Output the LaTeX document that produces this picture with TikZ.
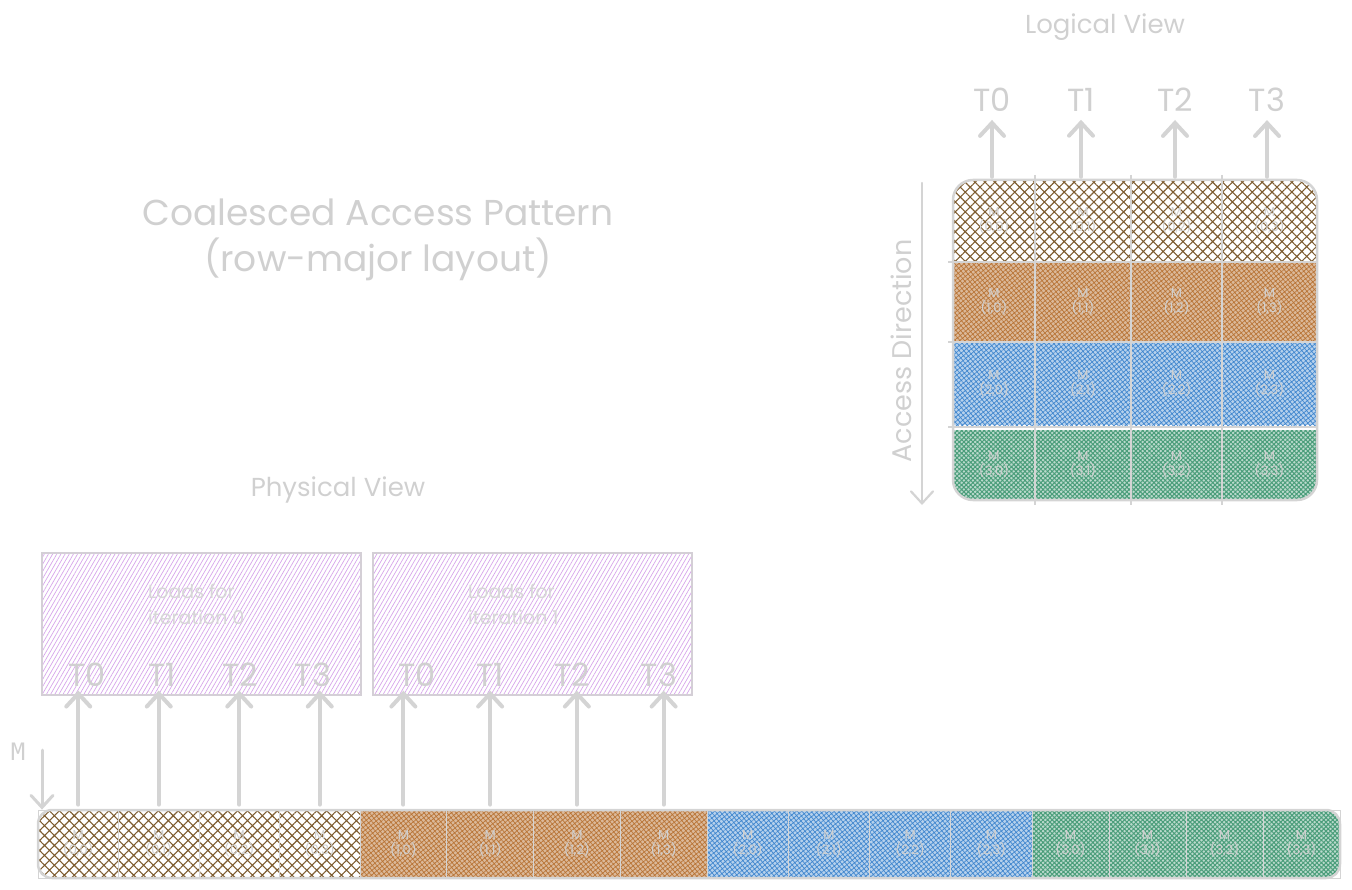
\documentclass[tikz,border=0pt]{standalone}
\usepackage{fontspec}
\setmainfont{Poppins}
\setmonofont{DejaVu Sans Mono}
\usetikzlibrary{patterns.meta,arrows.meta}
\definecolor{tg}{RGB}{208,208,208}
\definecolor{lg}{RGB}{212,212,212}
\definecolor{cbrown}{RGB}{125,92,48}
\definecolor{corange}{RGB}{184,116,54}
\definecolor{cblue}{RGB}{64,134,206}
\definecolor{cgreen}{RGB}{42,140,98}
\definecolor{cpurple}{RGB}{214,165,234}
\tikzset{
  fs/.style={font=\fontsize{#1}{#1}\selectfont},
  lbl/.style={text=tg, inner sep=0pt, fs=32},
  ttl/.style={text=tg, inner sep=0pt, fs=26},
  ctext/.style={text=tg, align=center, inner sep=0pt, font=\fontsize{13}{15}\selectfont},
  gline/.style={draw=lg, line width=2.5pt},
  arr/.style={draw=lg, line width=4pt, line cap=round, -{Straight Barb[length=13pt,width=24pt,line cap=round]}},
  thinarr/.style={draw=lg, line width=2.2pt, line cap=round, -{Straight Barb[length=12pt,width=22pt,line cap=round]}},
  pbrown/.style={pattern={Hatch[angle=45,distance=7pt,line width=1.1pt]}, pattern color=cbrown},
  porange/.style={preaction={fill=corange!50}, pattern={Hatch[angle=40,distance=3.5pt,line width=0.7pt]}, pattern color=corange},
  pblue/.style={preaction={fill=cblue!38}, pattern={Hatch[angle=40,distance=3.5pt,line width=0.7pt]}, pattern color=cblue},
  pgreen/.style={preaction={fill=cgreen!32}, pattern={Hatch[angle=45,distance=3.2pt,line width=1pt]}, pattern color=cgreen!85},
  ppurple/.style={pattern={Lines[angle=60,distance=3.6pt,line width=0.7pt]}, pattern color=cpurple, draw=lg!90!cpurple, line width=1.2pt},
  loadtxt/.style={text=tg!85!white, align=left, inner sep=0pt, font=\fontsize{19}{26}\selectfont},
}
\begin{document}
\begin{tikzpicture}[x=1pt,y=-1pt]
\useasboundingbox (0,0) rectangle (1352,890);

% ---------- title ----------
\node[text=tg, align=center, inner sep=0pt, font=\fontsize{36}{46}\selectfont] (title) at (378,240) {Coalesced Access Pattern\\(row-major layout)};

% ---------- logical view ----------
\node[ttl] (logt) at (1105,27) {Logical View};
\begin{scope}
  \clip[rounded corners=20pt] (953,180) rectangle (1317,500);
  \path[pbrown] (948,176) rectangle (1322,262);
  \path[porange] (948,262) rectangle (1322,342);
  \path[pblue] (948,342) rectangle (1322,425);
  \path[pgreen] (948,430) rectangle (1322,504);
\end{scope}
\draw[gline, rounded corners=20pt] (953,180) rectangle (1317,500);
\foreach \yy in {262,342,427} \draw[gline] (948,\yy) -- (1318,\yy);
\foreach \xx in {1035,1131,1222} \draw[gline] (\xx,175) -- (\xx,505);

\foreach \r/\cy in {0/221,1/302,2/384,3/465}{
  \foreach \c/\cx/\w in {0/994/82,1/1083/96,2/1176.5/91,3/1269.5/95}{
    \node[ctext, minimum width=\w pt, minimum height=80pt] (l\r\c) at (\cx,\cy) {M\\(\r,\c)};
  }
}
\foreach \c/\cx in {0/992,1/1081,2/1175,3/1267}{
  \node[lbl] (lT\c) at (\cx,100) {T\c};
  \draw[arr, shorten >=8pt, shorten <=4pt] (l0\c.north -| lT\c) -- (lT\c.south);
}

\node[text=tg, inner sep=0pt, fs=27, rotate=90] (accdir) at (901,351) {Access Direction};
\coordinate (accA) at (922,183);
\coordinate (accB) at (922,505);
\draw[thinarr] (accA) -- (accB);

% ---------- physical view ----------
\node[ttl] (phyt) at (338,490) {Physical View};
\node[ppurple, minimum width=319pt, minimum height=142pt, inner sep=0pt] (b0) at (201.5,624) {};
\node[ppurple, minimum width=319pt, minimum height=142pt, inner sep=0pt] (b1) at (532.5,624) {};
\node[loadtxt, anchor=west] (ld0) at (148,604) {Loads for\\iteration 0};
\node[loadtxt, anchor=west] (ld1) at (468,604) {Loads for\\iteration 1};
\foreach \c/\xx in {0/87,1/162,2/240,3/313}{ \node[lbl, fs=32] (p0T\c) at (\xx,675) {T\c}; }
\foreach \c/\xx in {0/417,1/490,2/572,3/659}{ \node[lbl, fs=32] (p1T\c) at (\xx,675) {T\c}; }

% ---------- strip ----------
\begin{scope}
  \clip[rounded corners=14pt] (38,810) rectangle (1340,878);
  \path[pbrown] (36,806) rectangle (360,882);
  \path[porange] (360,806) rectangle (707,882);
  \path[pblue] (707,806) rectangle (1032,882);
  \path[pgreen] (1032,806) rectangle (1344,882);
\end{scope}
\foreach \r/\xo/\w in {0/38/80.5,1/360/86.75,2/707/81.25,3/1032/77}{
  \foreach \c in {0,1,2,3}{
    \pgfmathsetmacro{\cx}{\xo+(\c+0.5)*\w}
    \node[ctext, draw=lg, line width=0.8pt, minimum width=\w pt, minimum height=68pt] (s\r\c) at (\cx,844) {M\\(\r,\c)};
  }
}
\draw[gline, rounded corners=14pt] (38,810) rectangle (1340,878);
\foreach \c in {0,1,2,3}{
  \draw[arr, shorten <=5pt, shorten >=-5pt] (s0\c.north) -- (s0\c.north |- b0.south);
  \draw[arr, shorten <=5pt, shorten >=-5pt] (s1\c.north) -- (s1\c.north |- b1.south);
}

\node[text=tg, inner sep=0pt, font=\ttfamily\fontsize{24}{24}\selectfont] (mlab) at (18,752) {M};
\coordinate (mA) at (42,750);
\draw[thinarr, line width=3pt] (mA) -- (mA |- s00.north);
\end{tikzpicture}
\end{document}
☆ ☆ ☆ ☆ ☆ ☆ ☆
Set the pictures aside and transcribe the data above exactly.

Output the LaTeX document that produces this picture with TikZ.
\documentclass[tikz,border=0pt]{standalone}
\usepackage{fontspec}
\setmainfont{Poppins}
\setmonofont{DejaVu Sans Mono}
\usetikzlibrary{patterns.meta,arrows.meta}
\definecolor{tg}{RGB}{208,208,208}
\definecolor{lg}{RGB}{212,212,212}
\definecolor{cbrown}{RGB}{125,92,48}
\definecolor{corange}{RGB}{184,116,54}
\definecolor{cblue}{RGB}{64,134,206}
\definecolor{cgreen}{RGB}{42,140,98}
\definecolor{cpurple}{RGB}{214,165,234}
\tikzset{
  fs/.style={font=\fontsize{#1}{#1}\selectfont},
  lbl/.style={text=tg, inner sep=0pt, fs=32},
  ttl/.style={text=tg, inner sep=0pt, fs=26},
  ctext/.style={text=tg, align=center, inner sep=0pt, font=\fontsize{13}{15}\selectfont},
  gline/.style={draw=lg, line width=2.5pt},
  arr/.style={draw=lg, line width=4pt, line cap=round, -{Straight Barb[length=13pt,width=24pt,line cap=round]}},
  thinarr/.style={draw=lg, line width=2.2pt, line cap=round, -{Straight Barb[length=12pt,width=22pt,line cap=round]}},
  pbrown/.style={pattern={Hatch[angle=45,distance=7pt,line width=1.1pt]}, pattern color=cbrown},
  porange/.style={preaction={fill=corange!50}, pattern={Hatch[angle=40,distance=3.5pt,line width=0.7pt]}, pattern color=corange},
  pblue/.style={preaction={fill=cblue!38}, pattern={Hatch[angle=40,distance=3.5pt,line width=0.7pt]}, pattern color=cblue},
  pgreen/.style={preaction={fill=cgreen!32}, pattern={Hatch[angle=45,distance=3.2pt,line width=1pt]}, pattern color=cgreen!85},
  ppurple/.style={pattern={Lines[angle=60,distance=3.6pt,line width=0.7pt]}, pattern color=cpurple, draw=lg!90!cpurple, line width=1.2pt},
  loadtxt/.style={text=tg!85!white, align=left, inner sep=0pt, font=\fontsize{19}{26}\selectfont},
}
\begin{document}
\begin{tikzpicture}[x=1pt,y=-1pt]
\useasboundingbox (0,0) rectangle (1352,890);

% ---------- title ----------
\node[text=tg, align=center, inner sep=0pt, font=\fontsize{36}{46}\selectfont] (title) at (378,240) {Coalesced Access Pattern\\(row-major layout)};

% ---------- logical view ----------
\node[ttl] (logt) at (1105,27) {Logical View};
\begin{scope}
  \clip[rounded corners=20pt] (953,180) rectangle (1317,500);
  \path[pbrown] (948,176) rectangle (1322,262);
  \path[porange] (948,262) rectangle (1322,342);
  \path[pblue] (948,342) rectangle (1322,425);
  \path[pgreen] (948,430) rectangle (1322,504);
\end{scope}
\draw[gline, rounded corners=20pt] (953,180) rectangle (1317,500);
\foreach \yy in {262,342,427} \draw[gline] (948,\yy) -- (1318,\yy);
\foreach \xx in {1035,1131,1222} \draw[gline] (\xx,175) -- (\xx,505);

\foreach \r/\cy in {0/221,1/302,2/384,3/465}{
  \foreach \c/\cx/\w in {0/994/82,1/1083/96,2/1176.5/91,3/1269.5/95}{
    \node[ctext, minimum width=\w pt, minimum height=80pt] (l\r\c) at (\cx,\cy) {M\\(\r,\c)};
  }
}
\foreach \c/\cx in {0/992,1/1081,2/1175,3/1267}{
  \node[lbl] (lT\c) at (\cx,100) {T\c};
  \draw[arr, shorten >=8pt, shorten <=4pt] (l0\c.north -| lT\c) -- (lT\c.south);
}

\node[text=tg, inner sep=0pt, fs=27, rotate=90] (accdir) at (901,351) {Access Direction};
\coordinate (accA) at (922,183);
\coordinate (accB) at (922,505);
\draw[thinarr] (accA) -- (accB);

% ---------- physical view ----------
\node[ttl] (phyt) at (338,490) {Physical View};
\node[ppurple, minimum width=319pt, minimum height=142pt, inner sep=0pt] (b0) at (201.5,624) {};
\node[ppurple, minimum width=319pt, minimum height=142pt, inner sep=0pt] (b1) at (532.5,624) {};
\node[loadtxt, anchor=west] (ld0) at (148,604) {Loads for\\iteration 0};
\node[loadtxt, anchor=west] (ld1) at (468,604) {Loads for\\iteration 1};
\foreach \c/\xx in {0/87,1/162,2/240,3/313}{ \node[lbl, fs=32] (p0T\c) at (\xx,675) {T\c}; }
\foreach \c/\xx in {0/417,1/490,2/572,3/659}{ \node[lbl, fs=32] (p1T\c) at (\xx,675) {T\c}; }

% ---------- strip ----------
\begin{scope}
  \clip[rounded corners=14pt] (38,810) rectangle (1340,878);
  \path[pbrown] (36,806) rectangle (360,882);
  \path[porange] (360,806) rectangle (707,882);
  \path[pblue] (707,806) rectangle (1032,882);
  \path[pgreen] (1032,806) rectangle (1344,882);
\end{scope}
\foreach \r/\xo/\w in {0/38/80.5,1/360/86.75,2/707/81.25,3/1032/77}{
  \foreach \c in {0,1,2,3}{
    \pgfmathsetmacro{\cx}{\xo+(\c+0.5)*\w}
    \node[ctext, draw=lg, line width=0.8pt, minimum width=\w pt, minimum height=68pt] (s\r\c) at (\cx,844) {M\\(\r,\c)};
  }
}
\draw[gline, rounded corners=14pt] (38,810) rectangle (1340,878);
\foreach \c in {0,1,2,3}{
  \draw[arr, shorten <=5pt, shorten >=-5pt] (s0\c.north) -- (s0\c.north |- b0.south);
  \draw[arr, shorten <=5pt, shorten >=-5pt] (s1\c.north) -- (s1\c.north |- b1.south);
}

\node[text=tg, inner sep=0pt, font=\ttfamily\fontsize{24}{24}\selectfont] (mlab) at (18,752) {M};
\coordinate (mA) at (42,750);
\draw[thinarr, line width=3pt] (mA) -- (mA |- s00.north);
\end{tikzpicture}
\end{document}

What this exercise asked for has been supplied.